Hakan Fidan chose Iraq for his first official visit as Turkey's new foreign minister, but the visit appeared to yield little progress on long-standing disputes between Ankara and Baghdad.
Iraq's Foreign Minister Fuad Hussein (R) poses with Turkey's Foreign Minister Hakan Fidan in Baghdad on Aug. 22, 2023.

ANKARA — During his first official visit to Iraq as Turkey’s new foreign minister, Hakan Fidan on Wednesday called on Baghdad to list the outlawed Kurdistan Workers Party (PKK) as a terrorist organization.

Speaking alongside his Iraqi counterpart, Fuad Hussein, at a joint press conference in Baghdad, Fidan said his country expected Baghdad to list the PKK as a terrorist organization. “Ignoring borders between Iraq and Syria, the terrorist organization seeks to unite the two regions through a terror corridor it set up,” he told journalists in reference to Syrian Kurdish groups.

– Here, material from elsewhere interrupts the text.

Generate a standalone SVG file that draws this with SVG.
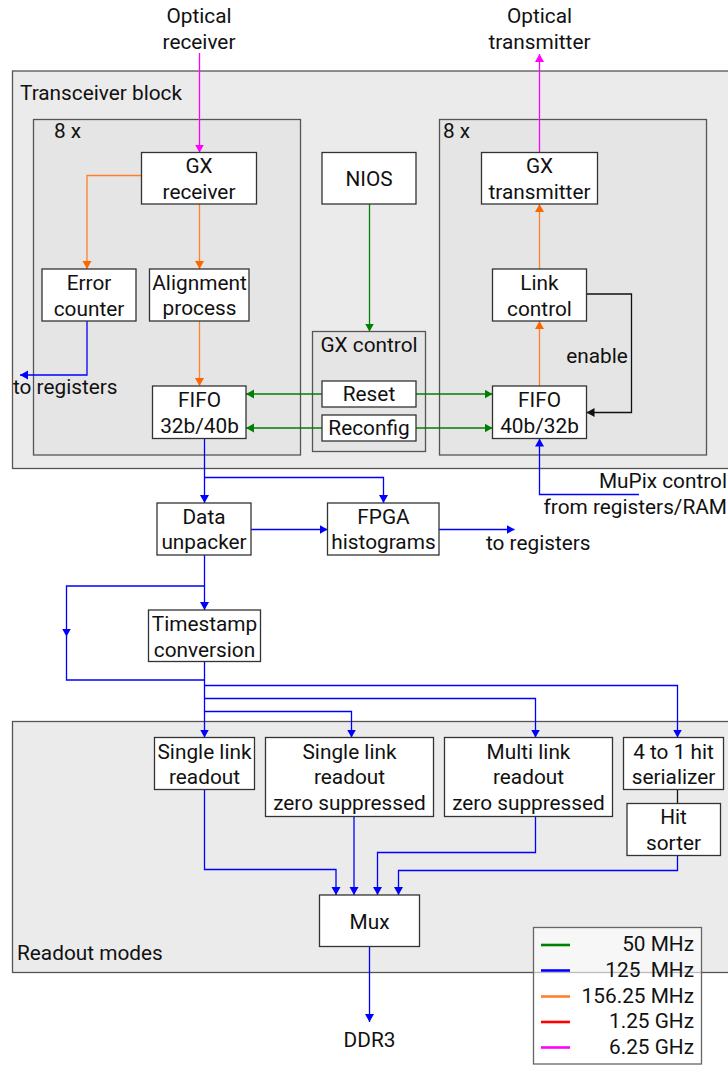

The PKK, which is listed as a terrorist group by the United States and the European Union, has been fighting the Turkish state since 1984 for self-rule inside Turkey and is headquartered in mountainous northern Iraq. 

“The PKK is a terrorist organization that has been occupying Sinjar, Mahkmur, Qandil and many other Iraqi regions,” Fidan said.